## Exercise input
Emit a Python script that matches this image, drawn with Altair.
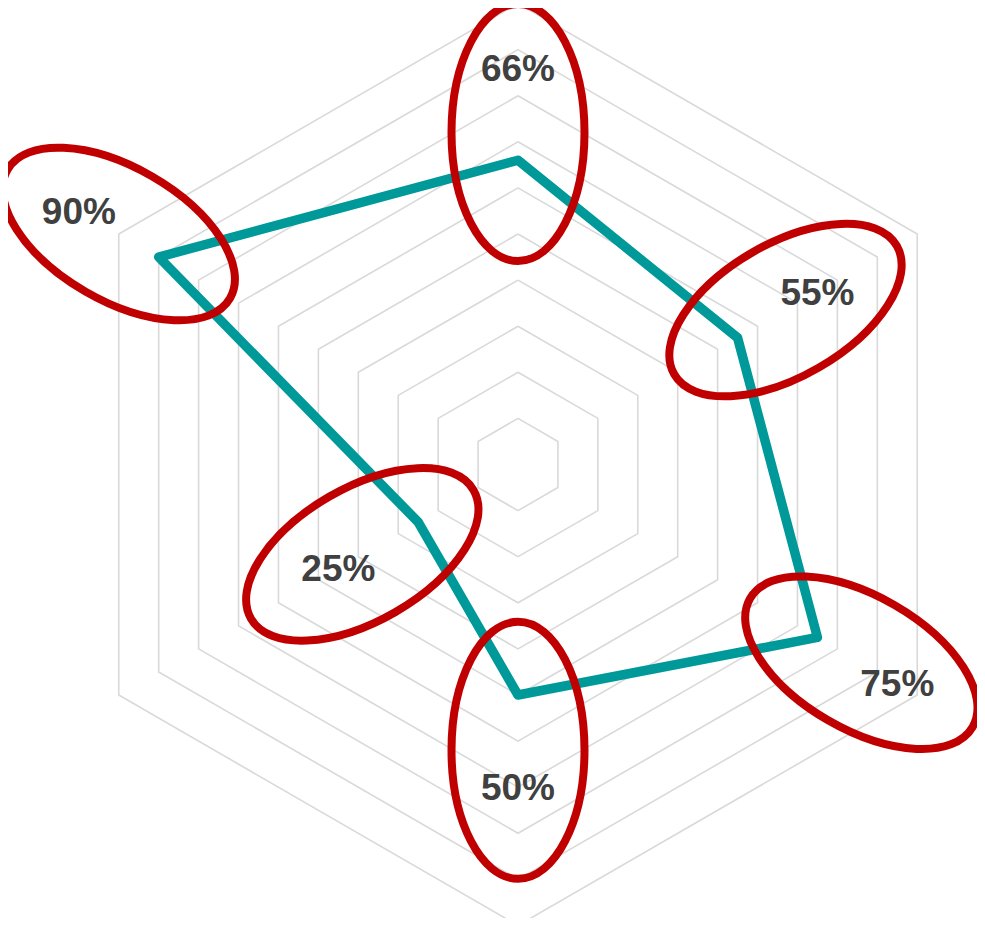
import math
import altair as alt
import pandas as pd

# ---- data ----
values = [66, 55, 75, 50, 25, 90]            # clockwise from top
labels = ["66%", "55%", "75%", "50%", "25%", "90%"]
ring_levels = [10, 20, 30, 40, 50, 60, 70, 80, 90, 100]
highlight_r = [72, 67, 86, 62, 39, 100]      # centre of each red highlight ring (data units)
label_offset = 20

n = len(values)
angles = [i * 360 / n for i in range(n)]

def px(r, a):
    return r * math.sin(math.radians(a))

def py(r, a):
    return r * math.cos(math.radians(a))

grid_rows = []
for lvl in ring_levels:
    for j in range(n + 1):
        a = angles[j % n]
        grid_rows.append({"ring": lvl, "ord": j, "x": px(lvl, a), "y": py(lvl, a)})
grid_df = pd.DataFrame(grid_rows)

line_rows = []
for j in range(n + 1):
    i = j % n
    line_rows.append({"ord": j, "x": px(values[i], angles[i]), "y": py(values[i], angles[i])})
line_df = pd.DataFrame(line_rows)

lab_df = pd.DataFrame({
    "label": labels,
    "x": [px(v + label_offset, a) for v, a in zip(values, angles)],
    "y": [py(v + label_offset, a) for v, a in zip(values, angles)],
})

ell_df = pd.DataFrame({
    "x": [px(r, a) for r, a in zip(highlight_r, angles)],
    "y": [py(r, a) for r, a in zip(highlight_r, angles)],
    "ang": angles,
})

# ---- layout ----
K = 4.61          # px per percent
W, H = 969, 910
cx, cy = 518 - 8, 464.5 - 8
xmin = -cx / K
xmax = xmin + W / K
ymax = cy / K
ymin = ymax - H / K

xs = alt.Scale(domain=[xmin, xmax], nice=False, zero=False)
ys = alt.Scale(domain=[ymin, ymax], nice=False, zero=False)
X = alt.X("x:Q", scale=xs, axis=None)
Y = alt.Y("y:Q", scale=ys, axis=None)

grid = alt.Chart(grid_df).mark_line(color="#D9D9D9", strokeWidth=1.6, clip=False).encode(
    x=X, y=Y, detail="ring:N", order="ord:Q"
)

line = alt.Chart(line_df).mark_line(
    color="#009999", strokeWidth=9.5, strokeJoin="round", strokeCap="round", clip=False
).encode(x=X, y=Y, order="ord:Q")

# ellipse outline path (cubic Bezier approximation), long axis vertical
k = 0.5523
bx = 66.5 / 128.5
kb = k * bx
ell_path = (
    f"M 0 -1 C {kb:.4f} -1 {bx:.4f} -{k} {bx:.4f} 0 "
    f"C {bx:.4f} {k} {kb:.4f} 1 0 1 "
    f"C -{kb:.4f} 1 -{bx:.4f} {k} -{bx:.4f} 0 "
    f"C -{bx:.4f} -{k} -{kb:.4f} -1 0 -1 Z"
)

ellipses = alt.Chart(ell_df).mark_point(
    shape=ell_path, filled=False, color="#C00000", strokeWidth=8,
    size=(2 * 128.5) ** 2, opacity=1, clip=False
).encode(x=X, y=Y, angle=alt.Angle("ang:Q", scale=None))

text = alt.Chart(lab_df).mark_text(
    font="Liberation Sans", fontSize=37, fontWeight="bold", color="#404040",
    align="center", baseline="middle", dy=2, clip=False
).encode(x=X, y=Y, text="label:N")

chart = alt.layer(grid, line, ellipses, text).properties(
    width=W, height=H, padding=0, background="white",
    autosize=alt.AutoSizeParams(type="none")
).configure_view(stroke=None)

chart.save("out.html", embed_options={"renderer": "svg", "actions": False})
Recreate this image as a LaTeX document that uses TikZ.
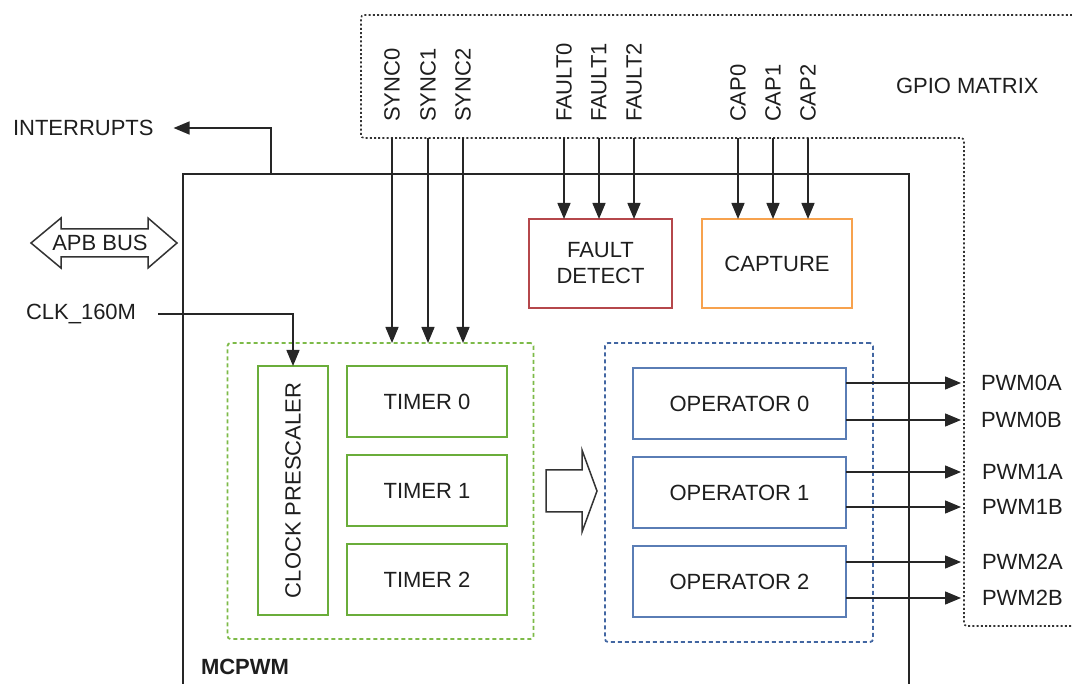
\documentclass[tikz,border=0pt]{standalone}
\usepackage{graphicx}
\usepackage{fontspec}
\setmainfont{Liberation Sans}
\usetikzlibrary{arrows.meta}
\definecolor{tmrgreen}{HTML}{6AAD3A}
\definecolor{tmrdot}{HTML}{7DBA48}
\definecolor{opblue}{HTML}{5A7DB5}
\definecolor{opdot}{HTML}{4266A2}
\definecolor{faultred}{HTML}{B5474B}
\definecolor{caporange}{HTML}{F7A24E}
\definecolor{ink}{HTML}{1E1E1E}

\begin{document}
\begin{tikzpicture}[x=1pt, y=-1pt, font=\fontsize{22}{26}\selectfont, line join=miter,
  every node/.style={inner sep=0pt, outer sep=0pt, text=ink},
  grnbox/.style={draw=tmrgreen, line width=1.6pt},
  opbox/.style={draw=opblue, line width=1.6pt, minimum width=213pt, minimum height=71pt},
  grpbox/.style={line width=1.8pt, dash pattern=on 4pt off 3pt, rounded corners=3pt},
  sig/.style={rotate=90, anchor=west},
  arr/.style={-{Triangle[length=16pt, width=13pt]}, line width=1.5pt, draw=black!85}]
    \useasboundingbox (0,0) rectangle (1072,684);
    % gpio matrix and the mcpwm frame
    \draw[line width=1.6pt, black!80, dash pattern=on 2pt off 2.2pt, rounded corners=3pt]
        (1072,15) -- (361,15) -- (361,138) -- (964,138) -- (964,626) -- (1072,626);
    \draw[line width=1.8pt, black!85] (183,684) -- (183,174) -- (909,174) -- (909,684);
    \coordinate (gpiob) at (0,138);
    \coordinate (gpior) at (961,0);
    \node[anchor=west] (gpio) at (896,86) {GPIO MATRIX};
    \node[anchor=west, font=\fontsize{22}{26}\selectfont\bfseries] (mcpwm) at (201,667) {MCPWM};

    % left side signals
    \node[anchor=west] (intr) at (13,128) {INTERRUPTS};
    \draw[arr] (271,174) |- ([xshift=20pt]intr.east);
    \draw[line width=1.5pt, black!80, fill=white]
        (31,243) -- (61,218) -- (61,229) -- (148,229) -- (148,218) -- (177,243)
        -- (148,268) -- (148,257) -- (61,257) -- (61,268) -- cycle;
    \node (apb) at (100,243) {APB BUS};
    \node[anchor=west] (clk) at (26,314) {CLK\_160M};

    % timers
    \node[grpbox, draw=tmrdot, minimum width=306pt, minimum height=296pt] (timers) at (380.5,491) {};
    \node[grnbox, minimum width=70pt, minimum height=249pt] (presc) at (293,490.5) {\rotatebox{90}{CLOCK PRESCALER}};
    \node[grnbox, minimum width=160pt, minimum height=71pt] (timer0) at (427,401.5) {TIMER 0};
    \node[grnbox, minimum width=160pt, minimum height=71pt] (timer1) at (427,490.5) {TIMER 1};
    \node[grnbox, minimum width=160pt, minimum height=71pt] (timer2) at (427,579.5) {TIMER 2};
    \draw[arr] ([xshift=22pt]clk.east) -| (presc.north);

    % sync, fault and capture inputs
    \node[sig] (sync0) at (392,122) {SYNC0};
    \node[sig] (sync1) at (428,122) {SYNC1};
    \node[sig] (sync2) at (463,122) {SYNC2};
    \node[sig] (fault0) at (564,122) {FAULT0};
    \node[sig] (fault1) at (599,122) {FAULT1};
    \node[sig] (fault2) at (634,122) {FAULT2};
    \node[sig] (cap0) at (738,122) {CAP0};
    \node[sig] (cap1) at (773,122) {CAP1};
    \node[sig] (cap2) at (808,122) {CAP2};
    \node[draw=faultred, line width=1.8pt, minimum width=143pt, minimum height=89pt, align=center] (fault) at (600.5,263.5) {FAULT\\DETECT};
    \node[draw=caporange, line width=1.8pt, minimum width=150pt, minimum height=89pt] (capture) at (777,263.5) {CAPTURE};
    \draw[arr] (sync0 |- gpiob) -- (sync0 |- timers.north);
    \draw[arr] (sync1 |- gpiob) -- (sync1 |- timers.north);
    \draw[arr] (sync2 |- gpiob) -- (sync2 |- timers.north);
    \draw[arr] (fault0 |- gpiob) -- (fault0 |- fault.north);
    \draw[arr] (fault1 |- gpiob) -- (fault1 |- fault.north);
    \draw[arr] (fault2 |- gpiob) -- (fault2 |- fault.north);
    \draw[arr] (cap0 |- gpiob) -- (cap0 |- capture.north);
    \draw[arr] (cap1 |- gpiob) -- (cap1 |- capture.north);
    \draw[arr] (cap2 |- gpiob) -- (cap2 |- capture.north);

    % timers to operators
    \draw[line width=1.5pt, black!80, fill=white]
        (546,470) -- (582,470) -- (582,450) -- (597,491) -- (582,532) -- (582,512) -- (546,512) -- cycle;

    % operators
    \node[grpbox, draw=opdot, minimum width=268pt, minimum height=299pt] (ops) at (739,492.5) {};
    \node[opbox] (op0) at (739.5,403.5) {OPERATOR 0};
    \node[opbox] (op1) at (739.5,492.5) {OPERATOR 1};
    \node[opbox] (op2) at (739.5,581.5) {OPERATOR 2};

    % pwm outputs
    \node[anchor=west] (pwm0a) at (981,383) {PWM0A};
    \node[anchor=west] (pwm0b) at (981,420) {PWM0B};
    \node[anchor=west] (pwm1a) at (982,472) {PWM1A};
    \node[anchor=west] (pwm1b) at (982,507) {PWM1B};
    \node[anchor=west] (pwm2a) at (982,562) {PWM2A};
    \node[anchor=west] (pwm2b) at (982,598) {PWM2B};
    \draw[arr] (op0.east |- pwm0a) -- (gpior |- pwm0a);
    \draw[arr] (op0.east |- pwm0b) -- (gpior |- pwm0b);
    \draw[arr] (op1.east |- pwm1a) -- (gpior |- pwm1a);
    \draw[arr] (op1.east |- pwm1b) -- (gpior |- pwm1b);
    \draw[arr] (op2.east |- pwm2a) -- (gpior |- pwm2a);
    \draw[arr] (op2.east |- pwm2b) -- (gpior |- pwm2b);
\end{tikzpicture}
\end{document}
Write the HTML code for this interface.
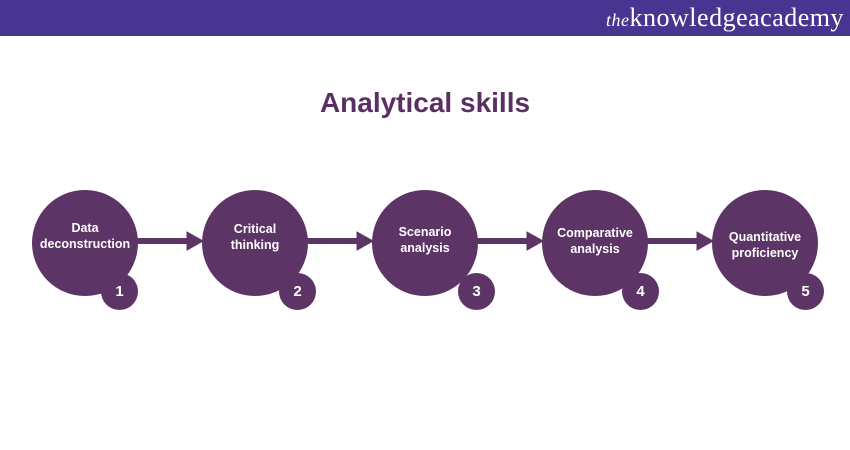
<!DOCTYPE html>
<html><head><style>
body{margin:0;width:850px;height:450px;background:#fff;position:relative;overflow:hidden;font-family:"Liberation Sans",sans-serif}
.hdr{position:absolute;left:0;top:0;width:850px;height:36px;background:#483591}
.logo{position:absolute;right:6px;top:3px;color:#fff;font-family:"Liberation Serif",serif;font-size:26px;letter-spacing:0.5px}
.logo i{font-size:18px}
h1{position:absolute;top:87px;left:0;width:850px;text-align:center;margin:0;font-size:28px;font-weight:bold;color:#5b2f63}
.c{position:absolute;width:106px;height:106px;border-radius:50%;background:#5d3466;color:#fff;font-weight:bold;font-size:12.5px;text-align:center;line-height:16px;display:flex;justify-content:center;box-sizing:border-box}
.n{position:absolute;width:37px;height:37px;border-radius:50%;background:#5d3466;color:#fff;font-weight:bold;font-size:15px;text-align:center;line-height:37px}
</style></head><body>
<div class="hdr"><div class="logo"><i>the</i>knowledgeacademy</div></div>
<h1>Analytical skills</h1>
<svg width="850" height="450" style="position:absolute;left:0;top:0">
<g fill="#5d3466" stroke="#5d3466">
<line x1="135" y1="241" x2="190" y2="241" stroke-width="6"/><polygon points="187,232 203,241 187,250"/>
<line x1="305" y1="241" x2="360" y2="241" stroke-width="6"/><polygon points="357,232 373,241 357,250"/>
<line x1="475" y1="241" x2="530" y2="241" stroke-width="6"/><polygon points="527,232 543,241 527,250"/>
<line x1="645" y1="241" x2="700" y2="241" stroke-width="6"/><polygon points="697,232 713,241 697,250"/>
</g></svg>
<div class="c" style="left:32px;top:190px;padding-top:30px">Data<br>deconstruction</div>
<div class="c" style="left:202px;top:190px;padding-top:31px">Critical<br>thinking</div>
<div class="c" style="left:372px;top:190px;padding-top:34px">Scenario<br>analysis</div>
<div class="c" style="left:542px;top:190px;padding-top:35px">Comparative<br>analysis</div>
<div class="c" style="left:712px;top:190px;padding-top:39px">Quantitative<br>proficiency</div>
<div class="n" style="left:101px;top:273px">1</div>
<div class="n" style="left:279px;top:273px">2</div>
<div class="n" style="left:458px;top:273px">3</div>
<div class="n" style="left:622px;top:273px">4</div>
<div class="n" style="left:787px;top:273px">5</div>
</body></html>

## Written exercise
In the data above, please extract the lines from the first one through the line with "import pandas as pd", exactly, and keep pictures out.

## Solution
Emit a Python script that matches this image, drawn with Altair.
import math
import altair as alt
import pandas as pd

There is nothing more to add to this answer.